Officially, I’m still an employee, just not one worth paying on a regular basis. Am I unemployed right now? I’m not sure, but I’m too proud to apply for unemployment. I’ve been conditioned to believe that handouts through unemployment benefits are just for those uneducated masses too lazy to work, who don’t bother going to college because they’re living the good life on welfare. Of course, that’s bullshit. Welfare is not enough to survive, and getting a good job usually requires a college education. Then again, even an advanced degree like mine yields nary more than a pittance with no benefits.
Therefore, what is the value of college? State governments cut funding while administrators raise tuition alongside their own pay, and those who provide the central function of academia are increasingly left questioning whether they can even afford to live. Each semester, I train another set of future professionals to improve their communication and interpretation skills so that they can survive in the real world, so they can thrive in their personal and professional pursuits, whatever those may be. However, here I am, unemployed yet again, right on schedule. If success is measured in steady employment and financial security after college, then I’m an ironic failure. My job is essentially to train my students to not be like me.
Will I have the usual two classes for the second half of summer? I have no idea. Adjuncts are usually in the precarious position of not knowing the nature of their employment until the week right before it happens. Even if I do, while making $4,500 in six-weeks is nice, the accelerated pace is inhuman. Last year, at the height of absolute stress from the never-ending flow of work—teaching for seven straight hours with just a 10-minute break on two days plus grading and planning for about 10 straight hours the other five—I actually contemplated suicide upon realizing that making a living, if it can be called that, in my dream profession (I love teaching college) was killing me.
You might say, “Just find a better job,” but since when was being a college professor not supposed to be a high-level, respectable job that pays a living? Furthermore, I have submitted plenty of employment applications over the past several months. I have not received a response from any. I’ve found that being a professor commands a high-level of respect outside of academia—so high, in fact, that I am overqualified for jobs that pay far more but require less education. As for getting a full-time job in higher education, even if I got a Ph.D, I would still be underqualified. Full-time positions are rare and are guaranteed to never be awarded to a mere 29-year-old adjunct when far more experienced professors are fighting to get in.
I submit my rent payment and I buy groceries, and I feel guilty. Should I really be spending any money on my own survival when I am incapable of earning it myself? Am I so worthless as an adult that I need my parents’ money to keep me alive, like a child? That’s what happens every summer, and even most of the rest of the year. I worked hard and I got an advanced education, but all the joy of summertime is gone knowing that my employer doesn’t value me enough to keep me alive.

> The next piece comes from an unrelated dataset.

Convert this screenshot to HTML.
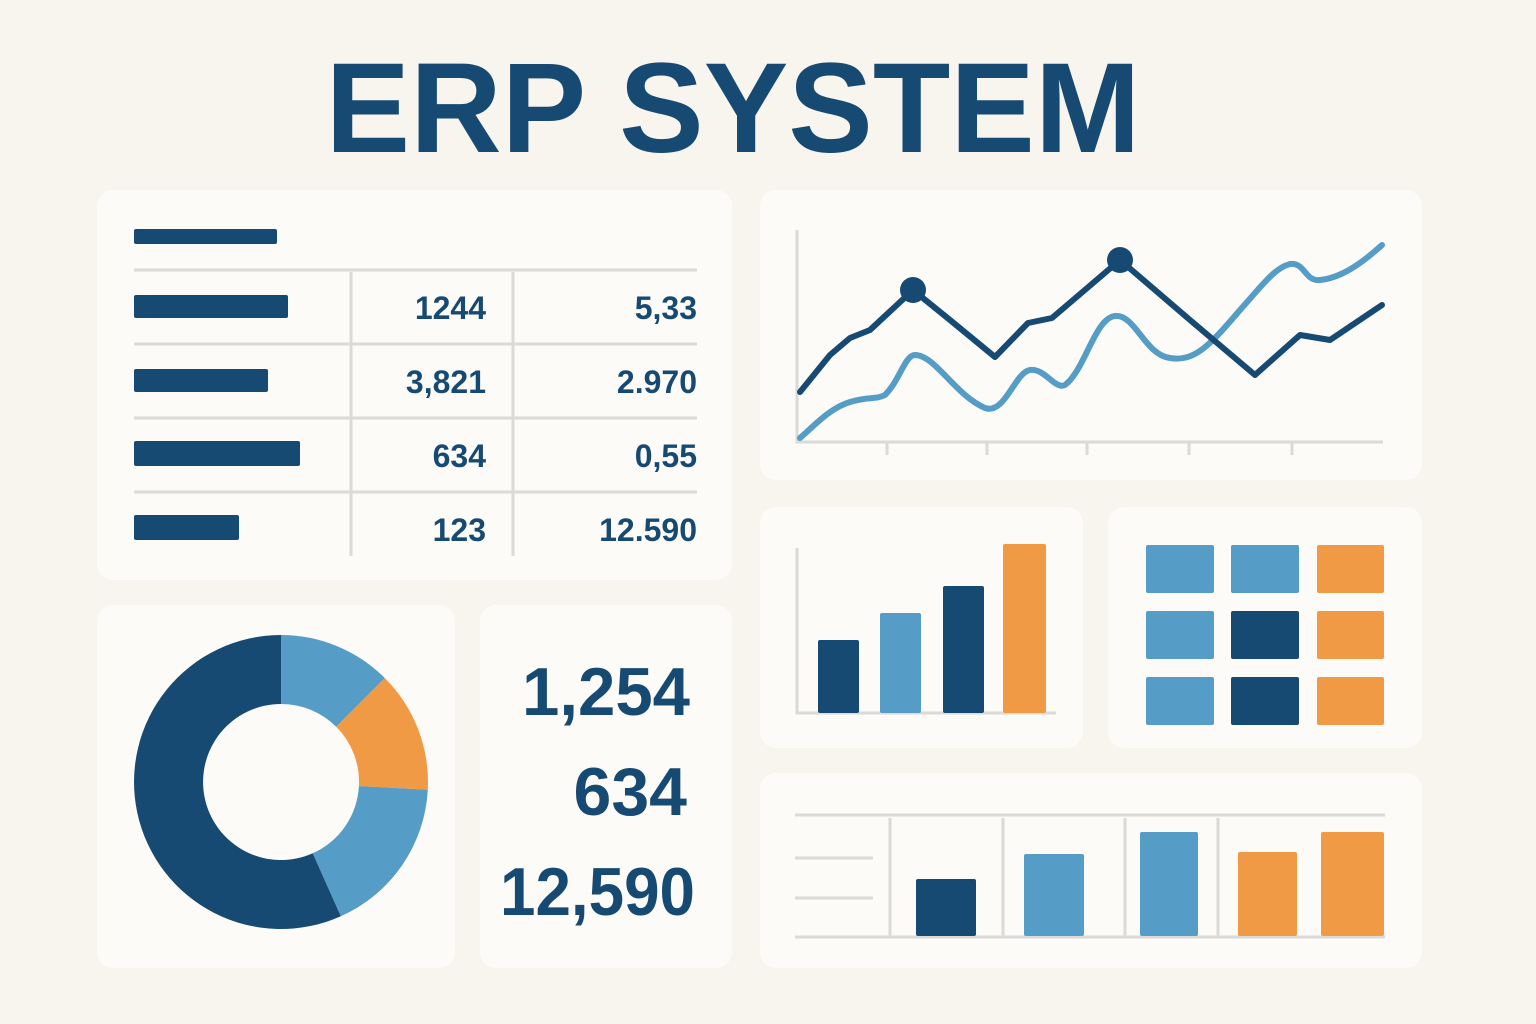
<!DOCTYPE html>
<html><head><meta charset="utf-8"><style>
html,body{margin:0;padding:0;background:#f8f4ee;}
svg{display:block}
text{font-family:"Liberation Sans",sans-serif;}
</style></head><body>
<svg width="1536" height="1024" viewBox="0 0 1536 1024" xmlns="http://www.w3.org/2000/svg">
<rect width="1536" height="1024" fill="#f8f4ee"/>
<text x="733" y="152" text-anchor="middle" font-size="128" font-weight="bold" fill="#174a72" textLength="815" lengthAdjust="spacingAndGlyphs">ERP SYSTEM</text>
<g fill="#fdfbf8">
<rect x="97" y="190" width="635" height="390" rx="16"/>
<rect x="760" y="190" width="662" height="290" rx="16"/>
<rect x="97" y="605" width="358" height="363" rx="16"/>
<rect x="480" y="605" width="252" height="363" rx="16"/>
<rect x="760" y="507" width="323" height="241" rx="16"/>
<rect x="1108" y="507" width="314" height="241" rx="16"/>
<rect x="760" y="773" width="662" height="195" rx="16"/>
</g>
<g fill="#174a72">
<rect x="134" y="229" width="143" height="15" rx="2"/>
<rect x="134" y="295" width="154" height="23" rx="2"/>
<rect x="134" y="369" width="134" height="23" rx="2"/>
<rect x="134" y="441" width="166" height="25" rx="2"/>
<rect x="134" y="515" width="105" height="25" rx="2"/>
</g>
<g stroke="#dcdad6" stroke-width="3">
<line x1="134" y1="270" x2="697" y2="270"/>
<line x1="134" y1="344" x2="697" y2="344"/>
<line x1="134" y1="418" x2="697" y2="418"/>
<line x1="134" y1="492" x2="697" y2="492"/>
<line x1="351" y1="272" x2="351" y2="556"/>
<line x1="513" y1="272" x2="513" y2="556"/>
</g>
<g font-size="32" fill="#174a72" text-anchor="end" font-weight="bold">
<text x="486" y="319">1244</text><text x="697" y="319">5,33</text>
<text x="486" y="393">3,821</text><text x="697" y="393">2.970</text>
<text x="486" y="467">634</text><text x="697" y="467">0,55</text>
<text x="486" y="541">123</text><text x="697" y="541">12.590</text>
</g>
<g stroke="#dcdad6" stroke-width="3" fill="none">
<path d="M797 230V442H1383"/>
<path d="M887 442v13M987 442v13M1087 442v13M1189 442v13M1292 442v13"/>
</g>
<path d="M800 438 C815 425,830 408,850 402 S875 400,885 395 C900 380,905 355,915 355 C935 355,955 395,985 408 C1005 415,1015 372,1030 370 C1045 368,1055 390,1065 385 C1085 370,1095 318,1115 316 C1135 314,1145 355,1170 358 C1195 362,1210 345,1240 310 C1265 282,1275 268,1290 264 C1305 262,1305 282,1320 280 C1340 278,1360 265,1382 245" fill="none" stroke="#559cc6" stroke-width="6" stroke-linecap="round"/>
<path d="M800 392 L830 355 L850 338 L870 330 L913 290 L950 320 L995 357 L1028 323 L1052 318 L1120 260 L1190 320 L1255 375 L1300 335 L1330 340 L1382 305" fill="none" stroke="#174a72" stroke-width="6" stroke-linejoin="round" stroke-linecap="round"/>
<circle cx="913" cy="290" r="13" fill="#174a72"/>
<circle cx="1120" cy="260" r="13" fill="#174a72"/>
<g transform="translate(281,782)">
<path d="M0 -147 A147 147 0 0 1 103.9 -103.9 L55.2 -55.2 A78 78 0 0 0 0 -78Z" fill="#559cc6"/>
<path d="M103.9 -103.9 A147 147 0 0 1 146.8 7.7 L77.9 4.1 A78 78 0 0 0 55.2 -55.2Z" fill="#f09a45"/>
<path d="M146.8 7.7 A147 147 0 0 1 59.8 134.3 L31.7 71.3 A78 78 0 0 0 77.9 4.1Z" fill="#559cc6"/>
<path d="M59.8 134.3 A147 147 0 1 1 0 -147 L0 -78 A78 78 0 1 0 31.7 71.3Z" fill="#174a72"/>
</g>
<g font-size="68" font-weight="bold" fill="#174a72" text-anchor="end">
<text x="690" y="715" textLength="168" lengthAdjust="spacingAndGlyphs">1,254</text>
<text x="687" y="815">634</text>
<text x="695" y="915" textLength="195" lengthAdjust="spacingAndGlyphs">12,590</text>
</g>
<path d="M797 548V713H1056" stroke="#dcdad6" stroke-width="3" fill="none"/>
<rect x="818" y="640" width="41" height="73" rx="2" fill="#174a72"/>
<rect x="880" y="613" width="41" height="100" rx="2" fill="#559cc6"/>
<rect x="943" y="586" width="41" height="127" rx="2" fill="#174a72"/>
<rect x="1003" y="544" width="43" height="169" rx="2" fill="#f09a45"/>
<g>
<rect x="1146" y="545" width="68" height="48" rx="2" fill="#559cc6"/>
<rect x="1231" y="545" width="68" height="48" rx="2" fill="#559cc6"/>
<rect x="1317" y="545" width="67" height="48" rx="2" fill="#f09a45"/>
<rect x="1146" y="611" width="68" height="48" rx="2" fill="#559cc6"/>
<rect x="1231" y="611" width="68" height="48" rx="2" fill="#174a72"/>
<rect x="1317" y="611" width="67" height="48" rx="2" fill="#f09a45"/>
<rect x="1146" y="677" width="68" height="48" rx="2" fill="#559cc6"/>
<rect x="1231" y="677" width="68" height="48" rx="2" fill="#174a72"/>
<rect x="1317" y="677" width="67" height="48" rx="2" fill="#f09a45"/>
</g>
<g stroke="#dcdad6" stroke-width="3">
<line x1="795" y1="815" x2="1385" y2="815"/>
<line x1="795" y1="937" x2="1385" y2="937"/>
<line x1="795" y1="858" x2="873" y2="858"/>
<line x1="795" y1="898" x2="873" y2="898"/>
<line x1="890" y1="818" x2="890" y2="937"/>
<line x1="1003" y1="818" x2="1003" y2="937"/>
<line x1="1125" y1="818" x2="1125" y2="937"/>
<line x1="1218" y1="818" x2="1218" y2="937"/>
</g>
<rect x="916" y="879" width="60" height="57" rx="2" fill="#174a72"/>
<rect x="1024" y="854" width="60" height="82" rx="2" fill="#559cc6"/>
<rect x="1140" y="832" width="58" height="104" rx="2" fill="#559cc6"/>
<rect x="1238" y="852" width="59" height="84" rx="2" fill="#f09a45"/>
<rect x="1321" y="832" width="63" height="104" rx="2" fill="#f09a45"/>
</svg>
</body></html>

This is the first of a series of short essays that I call “Death of an Adjunct.” This is not a suicide note—I have no intention of killing myself—but rather an examination of matters that are destroying a tremendous chunk of America’s intellectual population. When the most educated people have no voice and struggle to survive, when they are too busy wondering how to make their next rent payment that they can’t produce meaningful research or creative endeavors, the collective mind of humanity suffers. Great minds are dying just so bureaucrats can cut costs. This is my chronicle of the sins of higher education.